Begg's enthusiasm for the Taliban is shared by another British Muslim who went to see the regime for himself: "They were amazing people. People who loved Allah. They were soft, kind and humble to the Muslims, harsh against their enemies. This is how an Islamic state should be."
That is the verdict of Omar Khyam, now serving life for his part in a plot to blow up the Bluewater shopping centre and the Ministry of Sound nightclub (chosen, don't forget, because it was likely to be full of "slags" enjoying themselves). Khyam appears on the Cageprisoners website, which says it exists "solely to raise awareness of the prisoners at Guantanamo Bay and other detainees held as part of the War on Terror". He is in illustrious company: the site also lists Abu Qatada – once described by a Spanish judge as Osama bin Laden's spiritual ambassador to Europe – and the notorious preacher of hate, Abu Hamza.

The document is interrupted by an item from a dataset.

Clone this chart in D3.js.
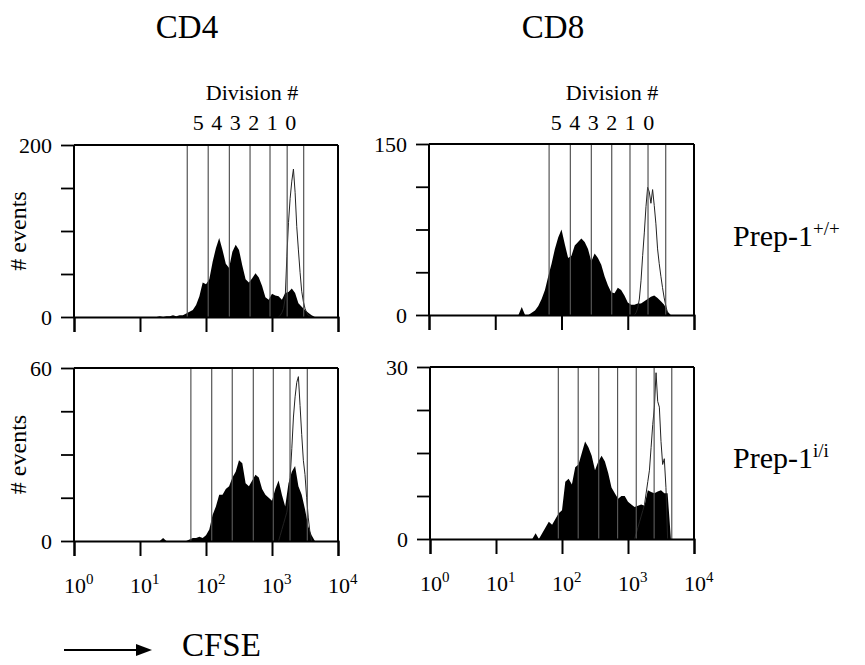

Amnesty protests that "any suggestion that cooperation with any group or individuals has influenced our work on behalf of victims of religiously inspired abuses and violations is simply false". But that isn't the charge against the organisation. What worries its critics is that Amnesty's name is being used to provide a platform, and legitimacy, for a cause inimical to its core values. Qatada, Hamza and Khyam are not prisoners of conscience. The Taliban isn't a little bit misguided about women's rights. Amnesty should consider its reputation – and keep its distance.